Tuesday, January 12, 2010

Attempts to redeem Strom Thurmond not working well

The better conservatives and better conservative commenters are saying that Senator Reid's offhand, cringe-inducing comment about "Negro dialect" isn't equivalent to Trent Lott saying we would be better off if segregationist Strom Thurmond had won the 1948 presidential election.

Where some of them go off the rails though is in trying to salvage anything from Strom Thurmond's racist legacy. We hear from The American Spectator:
Although Thurmond was born and raised in the segregated south, he eventually renounced his past. In 1970, he became the first Southern senator to hire a black staffer and he was the first to recommend a black man to be a federal judge. He then sent his daughter to a heavily integrated public school.
The "first Southern senator to hire a black staffer" is all over the wingnutosphere; many of them are not content with this and expand it to first senator from anywhere to hire an African-American staffer.

So how do all these claims play out in the real world? Thurmond never renounced his past, so that's wrong. As for the rest, I got into a discussion at TigerHawk (I hope I was polite, some folks seem a tad offended). I'll save time and recopy it here:

1. Tigerhawk posted something interesting recently about an apology deficit as a failure to take responsibility. Applies in spades to Thurmond. A few affirmative action hires, if they even occurred, hardly makes up for his past.

2. We're agreed the quote about first Southern Senator with black staff is likely wrong. (The South had black senators in the Reconstruction period, and they likely had black staff.)

3. Your NY Times verification on the first staff hire isn't a NY Times report, it's a Maureen Dowd Op-Ed, which get little to no fact-checking and therefore does little to help you. If you're happy to have Thurmond on your side, I suggest you take Dowd as well. She's useless.

4. Your Time and CNN sources on first staff hire are somewhat better, but they're tossed-off half-sentences, not central to the reports so they provide not too much confidence in their accuracy.

5. Time and CNN confirm that American Spectator was wrong about the date of the hire - it was 1971.

6. You have not provided outside support for any of Spectator's other claims.

7. The CNN transcript led me to Thurmond's biographer and her book, "Strom Thurmond and the Politics of Southern Change." She discusses racial issues extensively. On page 413 she describes his hiring of Tom Moss, in what looks like an attempt to beat out Fritz Holling from hiring a black aide first.
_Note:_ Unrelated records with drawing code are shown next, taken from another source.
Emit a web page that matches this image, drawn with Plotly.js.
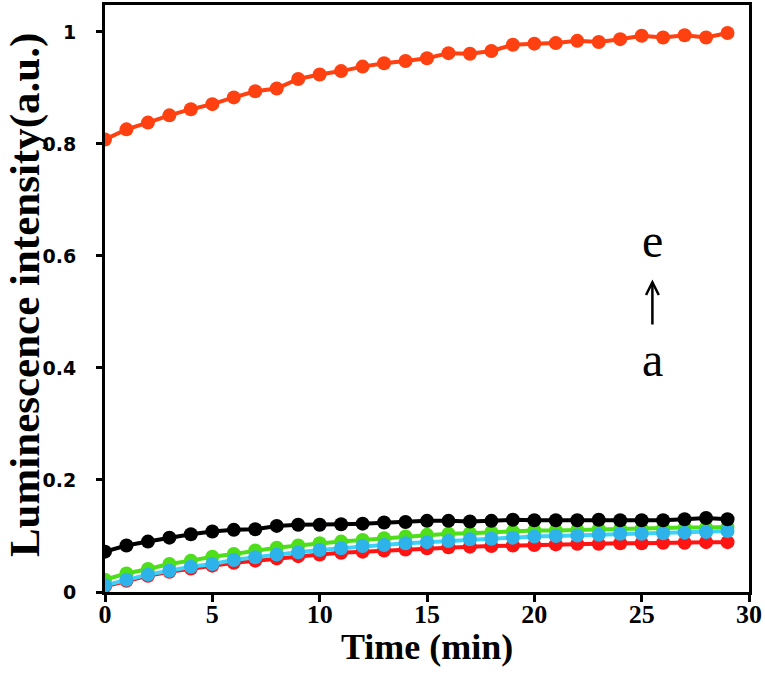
<!DOCTYPE html>
<html>
<head>
<meta charset="utf-8">
<script src="https://cdn.plot.ly/plotly-3.0.1.min.js"></script>
<style>html,body{margin:0;padding:0;background:#fff;}#chart{width:765px;height:675px;}</style>
</head>
<body>
<div id="chart"></div>
<script>
const timeMin = [0,1,2,3,4,5,6,7,8,9,10,11,12,13,14,15,16,17,18,19,20,21,22,23,24,25,26,27,28,29];
const seriesA_red   = [0.010,0.020,0.029,0.036,0.042,0.047,0.052,0.056,0.060,0.064,0.067,0.070,0.072,0.074,0.076,0.078,0.080,0.081,0.082,0.083,0.084,0.085,0.086,0.086,0.087,0.087,0.088,0.088,0.089,0.089];
const seriesB_green = [0.022,0.033,0.041,0.050,0.056,0.063,0.068,0.074,0.079,0.083,0.087,0.090,0.093,0.096,0.099,0.102,0.104,0.105,0.107,0.108,0.110,0.110,0.111,0.112,0.113,0.113,0.114,0.115,0.115,0.116];
const seriesC_blue  = [0.012,0.022,0.031,0.038,0.045,0.050,0.057,0.062,0.067,0.071,0.075,0.078,0.082,0.084,0.087,0.089,0.091,0.094,0.095,0.097,0.099,0.100,0.101,0.102,0.104,0.104,0.105,0.106,0.107,0.109];
const seriesD_black = [0.072,0.083,0.090,0.097,0.103,0.108,0.111,0.112,0.118,0.120,0.120,0.121,0.122,0.124,0.125,0.127,0.127,0.126,0.127,0.129,0.128,0.128,0.128,0.129,0.128,0.128,0.128,0.130,0.132,0.130];
const seriesE_orange= [0.808,0.826,0.838,0.851,0.862,0.871,0.883,0.894,0.899,0.916,0.924,0.930,0.938,0.944,0.948,0.953,0.962,0.961,0.966,0.977,0.979,0.980,0.984,0.982,0.987,0.993,0.990,0.994,0.990,0.998];
const xTickVals = [0,5,10,15,20,25,30];
const yTickVals = [0,0.2,0.4,0.6,0.8,1];
const yTickText = ['0','0.2','0.4','0.6','0.8','1'];
const xTitle = 'Time (min)';
const yTitle = 'Luminescence intensity(a.u.)';
const labelTop = 'e';
const labelBottom = 'a';

function tr(y, color, lineColor) {
  return {x: timeMin, y: y, type: 'scatter', mode: 'lines+markers',
    line: {color: lineColor || color, width: 4},
    marker: {color: color, size: 14, line: {width: 0}},
    showlegend: false, hoverinfo: 'skip'};
}
const data = [
  tr(seriesA_red, '#ff1414'),
  tr(seriesB_green, '#4ede1a'),
  tr(seriesC_blue, '#2db2ea', '#3ed2f6'),
  tr(seriesD_black, '#000000'),
  tr(seriesE_orange, '#ff4010')
];
const serif = 'Liberation Serif, Times New Roman, serif';
const layout = {
  width: 765, height: 675,
  margin: {l: 105, r: 16, t: 5, b: 83},
  paper_bgcolor: '#fff', plot_bgcolor: '#fff',
  xaxis: {range: [0, 30], tickvals: xTickVals, ticks: 'outside', ticklen: 7, tickwidth: 3, tickcolor: '#000',
    showline: true, linewidth: 3, linecolor: '#000', mirror: true, showgrid: false, zeroline: false,
    ticklabelstandoff: -10,
    tickfont: {family: serif, size: 26, color: '#000', weight: 'bold'}},
  yaxis: {range: [0, 1.048], tickvals: yTickVals, ticktext: yTickText, ticks: 'outside', ticklen: 6, tickwidth: 3, tickcolor: '#000',
    showline: true, linewidth: 3, linecolor: '#000', mirror: true, showgrid: false, zeroline: false,
    ticklabelstandoff: 16,
    tickfont: {family: 'DejaVu Sans, Verdana, sans-serif', size: 19, color: '#000', weight: 'bold'}},
  annotations: [
    {x: 0.5, y: -0.093, xref: 'paper', yref: 'paper', xanchor: 'center', yanchor: 'middle', text: '<b>' + xTitle + '</b>',
     showarrow: false, font: {family: serif, size: 36, color: '#000'}},
    {x: -0.124, y: 0.506, xref: 'paper', yref: 'paper', xanchor: 'center', yanchor: 'middle', textangle: -90, text: '<b>' + yTitle + '</b>',
     showarrow: false, font: {family: serif, size: 43, color: '#000'}},
    {x: 25.5, y: 0.628, xref: 'x', yref: 'y', text: labelTop, showarrow: false, font: {family: serif, size: 48, color: '#000'}},
    {x: 25.5, y: 0.558, xref: 'x', yref: 'y', ax: 25.5, ay: 0.475, axref: 'x', ayref: 'y', text: '',
     showarrow: true, arrowhead: 5, arrowsize: 1, arrowwidth: 2.5, arrowcolor: '#000', standoff: 0, startstandoff: 0},
    {x: 25.5, y: 0.415, xref: 'x', yref: 'y', text: labelBottom, showarrow: false, font: {family: serif, size: 48, color: '#000'}}
  ]
};
Plotly.newPlot('chart', data, layout, {displayModeBar: false, staticPlot: true});
</script>
</body>
</html>
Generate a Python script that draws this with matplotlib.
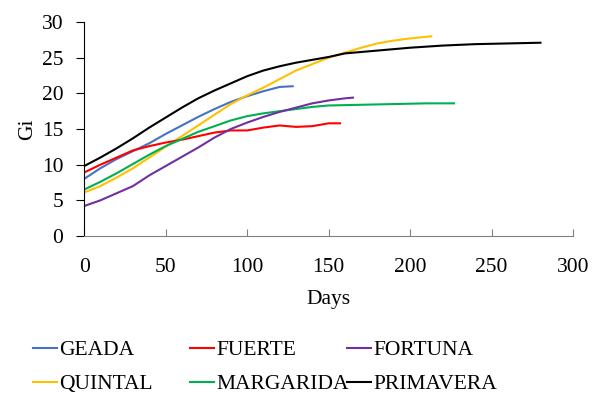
import matplotlib
matplotlib.use("Agg")
from matplotlib import pyplot as plt

plt.rcParams['font.family'] = 'serif'
plt.rcParams['font.serif'] = ['Liberation Serif', 'DejaVu Serif']

# (días, Gi)
geada_x = [0, 10, 20, 30, 40, 50, 60, 70, 80, 90, 100, 110, 120, 128]
geada_y = [8.0, 9.5, 10.8, 11.9, 13.0, 14.3, 15.5, 16.7, 17.8, 18.8, 19.6, 20.3, 20.9, 21.0]

fuerte_x = [0, 10, 20, 30, 40, 50, 60, 70, 80, 90, 100, 110, 120, 130, 140, 150, 157]
fuerte_y = [8.9, 10.0, 11.0, 12.0, 12.6, 13.1, 13.5, 14.0, 14.5, 14.8, 14.8, 15.2, 15.5, 15.3, 15.4, 15.8, 15.8]

fortuna_x = [0, 10, 20, 30, 40, 50, 60, 70, 80, 90, 100, 110, 120, 130, 140, 150, 160, 165]
fortuna_y = [4.2, 5.0, 6.0, 7.0, 8.5, 9.8, 11.1, 12.4, 13.8, 15.0, 15.9, 16.7, 17.4, 18.0, 18.6, 19.0, 19.3, 19.4]

quintal_x = [0, 10, 20, 30, 40, 50, 60, 70, 80, 90, 100, 110, 120, 130, 140, 150, 160, 170, 180, 190, 200, 213]
quintal_y = [6.1, 7.0, 8.2, 9.5, 11.0, 12.5, 14.0, 15.5, 17.0, 18.5, 19.7, 20.8, 22.0, 23.2, 24.1, 25.0, 25.7, 26.4, 27.0, 27.4, 27.7, 28.0]

margarida_x = [0, 10, 20, 30, 40, 50, 60, 70, 80, 90, 100, 110, 120, 130, 140, 150, 170, 190, 210, 227]
margarida_y = [6.5, 7.6, 8.8, 10.1, 11.4, 12.6, 13.6, 14.6, 15.4, 16.2, 16.8, 17.2, 17.5, 17.8, 18.1, 18.3, 18.4, 18.5, 18.6, 18.6]

primavera_x = [0, 10, 20, 30, 40, 50, 60, 70, 80, 90, 100, 110, 120, 130, 140, 150, 160, 180, 200, 220, 240, 260, 280]
primavera_y = [9.8, 11.0, 12.3, 13.7, 15.2, 16.6, 18.0, 19.3, 20.4, 21.4, 22.4, 23.2, 23.8, 24.3, 24.7, 25.1, 25.6, 26.0, 26.4, 26.7, 26.9, 27.0, 27.1]

# columnas de la leyenda: (GEADA, QUINTAL), (FUERTE, MARGARIDA), (FORTUNA, PRIMAVERA)
series = [
    ('GEADA', geada_x, geada_y, '#4472C4'),
    ('QUINTAL', quintal_x, quintal_y, '#FFC000'),
    ('FUERTE', fuerte_x, fuerte_y, '#FF0000'),
    ('MARGARIDA', margarida_x, margarida_y, '#00B050'),
    ('FORTUNA', fortuna_x, fortuna_y, '#7030A0'),
    ('PRIMAVERA', primavera_x, primavera_y, '#000000'),
]

fs = 15.5

fig = plt.figure(figsize=(5.92, 3.97), dpi=100)
ax = fig.add_axes([0.142, 0.4055, 0.826, 0.539])

lines = []
for name, xs, ys, col in series:
    l, = ax.plot(xs, ys, color=col, lw=1.5, label=name)
    lines.append(l)

ax.set_xlim(0, 300)
ax.set_ylim(0, 30)
ax.set_xticks(range(0, 301, 50))
ax.set_yticks(range(0, 31, 5))
ax.spines['top'].set_visible(False)
ax.spines['right'].set_visible(False)
ax.spines['bottom'].set_color('#808080')
ax.tick_params(axis='x', direction='in', length=5, colors='#808080', labelcolor='black', labelsize=fs, pad=16)
ax.tick_params(axis='y', direction='out', length=6, labelsize=fs, pad=9)
ax.set_xlabel('Days', fontsize=fs, labelpad=9)
ax.set_ylabel('Gi', fontsize=fs, labelpad=3)

# una leyenda por columna, como en el original
col_x = [33 / 592, 190 / 592, 347 / 592]
for i, x0 in enumerate(col_x):
    leg = fig.legend(lines[2 * i:2 * i + 2], [s[0] for s in series[2 * i:2 * i + 2]],
                     loc='upper left', bbox_to_anchor=(x0, 0.143), frameon=False,
                     fontsize=fs, handlelength=1.1, handletextpad=0.12,
                     borderpad=0, borderaxespad=0, labelspacing=0.64)

fig.savefig('out.png', dpi=100)
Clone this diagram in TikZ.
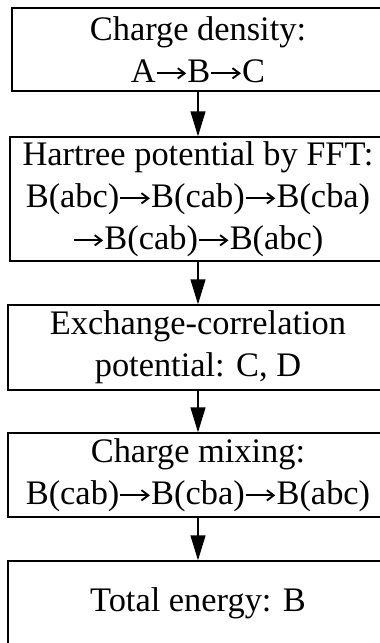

Nowhere that I found did she describe this as the first by a post-Reconstruction Southern Senator.

8. Given South Carolina's racial history, I think it's quite likely that Moss was the first black hire for a post-Reconstruction Senator from that state. That's all that's been established on that issue.

9. Lots of misinformation in the Right blogosphere that Thurmond was the first Senator from anywhere to hire a black aide. (Some misinformation in the mainstream as well.)

10. The biography says on page 486 that Thurmond helped a black man chosen by, wait for it, Jimmy Carter, become the first black federal judge in South Carolina. Again, one state and not the entire South.

11. Looks like Judge James Lopez Watson (appointed by Pres. Johnson) precedes Carter's selection as the first judge to head a federal court in the South:

http://en.wikipedia.org/wiki/James_Lopez_Watson

No evidence of Thurmond's involvement. There may be other judges too. There's a black judge appointed by Carter in Alabama, but I'm not sure if it's earlier or later.

12. I just did a quick check on the integrated public school claim, didn't come up with much info.

I could check on putting his daugher in integrated schools, but I think I've wasted enough time on this relic. It's very good that he's out of the Senate.
UPDATE: I overlooked a good link by my debating opponent that seems to establish the school claim, so they got one thing right.

I'll just add again that even more common than the unsuccessful Thurmond redemption claims is the assertion that William F. Buckley renounced racism in the mid-1960s. I've looked all over for this mid-1960s quote, and I can't find it. There's a statement of his in 2004 that "
I once believed we could evolve our way up from Jim Crow. I was wrong." He's clearly distorting his overtly racist statements in the 1950s. He may be getting credit 40 years earlier than he deserves.